By SAZOUN GRAYER
@SGrayETC
With everyone stuck at home, some people in the Eastfield community are doing what they can to impact their community during the quarantine, from sharing meditation tips to donating personal protective equipment.
Take Eastfield philosophy professor Kristina Hunsinger for example, who is also a certified yoga instructor.
Hunsinger said that the Dean of Social Sciences, DeShaunta Stewart, encouraged faculty to start holding 10-minute conferences with one another to give them more time to communicate with colleagues.
Hunsinger chose to use those conferences to teach her colleagues about breathing meditation, which she practices at home.
[READ MORE: Q&A: Hunsinger finds inner peace outside philosophy]
One of her colleagues that participated was government professor Tiffany Nacoste, who said she enjoyed learning about breathing control and mindfulness.
“Professor Hunsinger’s 10-minute talk was eye-opening and provided me with some food for thought,” Nacoste said. “I am grateful for [her] sharing her knowledge. It helps to have more tools to manage life, especially in stressful times like the current.”
Hunsinger even made an instructional video on the process called “Mindful Breathing” that can be found on YouTube. Her intention was to share a practice that can help others. She said that we are all unique with unique bodies and breathing patterns.
“Conditionally, we’ve learned to breathe in different ways that we probably haven’t thought about,” Hunsinger said. “But that’s one thing I guide people through: thinking about how you breathe. Not to judge it, but just to become familiar with what your instrument is. That was design to make the practice valuable for whatever you want to do with it.”
[READ MORE: Family duo, students, medical professionals persevere in face of uncertainties]
Hunsinger said that slowing and controlling breathing can be very calming and helpful to mental health.
“I know it’s benefitted me, and so I anticipate that it could benefit other people,” she said.
Hunsinger isn’t the only one trying to make an impact in the community. As the battle against the COVID-19 pandemic continues, doctors, nurses, first responders, and other medical personnel are risking their own health and well-being to aid those in need.
However, PPE is hard to come by during these times. The World Health Organization estimates that 89 million masks and 76 million gloves are needed to combat the coronavirus each month; a number that is becoming more and more impossible to reach each day as supplies dwindle. The number of daily hospitalizations in Dallas County has reached almost 2,200 and is expected to get worse as April rolls on according to the WHO.
[READ MORE: Jenkins calls for more COVID-19 testing, PPE for Dallas]
Jess Kelly, the executive dean of the STEM division at Eastfield, has had the privilege of teaching future doctors, nurses, EMTs, veterinarians, dentists, and more for two decades. After seeing the call for more PPE support at medical centers around Dallas, he contacted biology lab coordinator, Dana See, to figure out up how they could help.
Every year, the STEM department buys thousands of gloves for students to use in labs.

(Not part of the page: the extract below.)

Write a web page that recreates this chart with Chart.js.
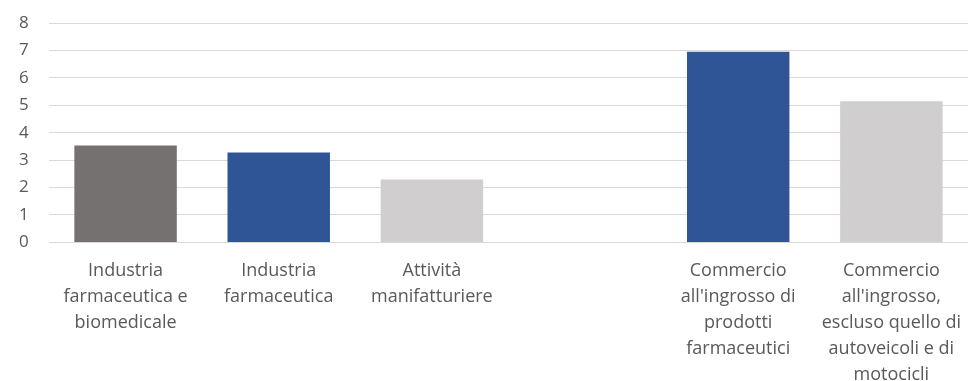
<!DOCTYPE html>
<html>
<head>
<meta charset="utf-8">
<script src="https://cdn.jsdelivr.net/npm/chart.js@4/dist/chart.umd.min.js"></script>
<style>
  html, body { margin: 0; padding: 0; background: #fff; }
  #wrap { width: 969px; height: 381px; }
</style>
</head>
<body>
<div id="wrap"><canvas id="grafico"></canvas></div>
<script>
// Categorie (la quarta è uno spazio vuoto)
const categorie = [
    ['Industria', 'farmaceutica e', 'biomedicale'],
    ['Industria', 'farmaceutica'],
    ['Attività', 'manifatturiere'],
    '',
    ['Commercio', "all'ingrosso di", 'prodotti', 'farmaceutici'],
    ['Commercio', "all'ingrosso,", 'escluso quello di', 'autoveicoli e di', 'motocicli']
];
const valori = [3.53, 3.28, 2.29, null, 6.95, 5.15];
const colori = ['#767171', '#2F5597', '#D0CECE', '#FFFFFF', '#2F5597', '#D0CECE'];
const tickY = [0, 1, 2, 3, 4, 5, 6, 7, 8];

const testo = '#595959';
const griglia = '#D9D9D9';

new Chart(document.getElementById('grafico'), {
    type: 'bar',
    data: {
        labels: categorie,
        datasets: [{
            data: valori,
            backgroundColor: colori,
            borderWidth: 0,
            barPercentage: 1,
            categoryPercentage: 0.669
        }]
    },
    options: {
        responsive: true,
        maintainAspectRatio: false,
        animation: false,
        layout: { padding: { top: 23, right: -4, left: 19, bottom: -15 } },
        plugins: {
            legend: { display: false },
            tooltip: { enabled: false }
        },
        scales: {
            x: {
                grid: { display: false },
                border: { display: false },
                ticks: {
                    color: testo,
                    font: { family: 'Open Sans', size: 18, lineHeight: 1.44 },
                    maxRotation: 0,
                    autoSkip: false,
                    padding: 8
                }
            },
            y: {
                min: 0,
                max: 8,
                afterBuildTicks: (asse) => { asse.ticks = tickY.map(v => ({ value: v })); },
                afterFit: (asse) => { asse.width = 30; },
                grid: { color: griglia, lineWidth: 1, drawTicks: false },
                border: { display: false },
                ticks: {
                    color: testo,
                    font: { family: 'Open Sans', size: 17 },
                    padding: 0,
                    crossAlign: 'far'
                }
            }
        }
    }
});
</script>
</body>
</html>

Since all classes are online now, there wasn’t much use for the gloves being there. So, they decided to donate 1,500 pairs of gloves to some people who really needed them at the Dallas Regional Medical Center in Mesquite.
“I knew the gloves were just sitting there not being used and I just thought that this was an extreme urgency,” See said. “Someone could be using these gloves and it could be preventing them from getting the virus. It’s so easy to do; someone just had to hand it to them.”
[READ MORE: Dallas residents ordered to wear mask; North Texas ramps up COVID-19 testing]
Kelly wiped down each box of gloves individually to ensure their safety and had them delivered to the center on April 2.
“They need it and we appreciate our health care heroes in our community very much,” Kelly said.
Kelly, who was a first responder himself earlier in his career, said that primary health care has been a big part of his life for many years now.
“They are heroes to me, and it is important and a calling to support them,” Kelly said. “They are serving our communities and in doing so serve us all … These health care heroes are sacrificing all of the normal comforts of their life to serve us. It is our duty to support them in our communities any way we can. We are all in this together.”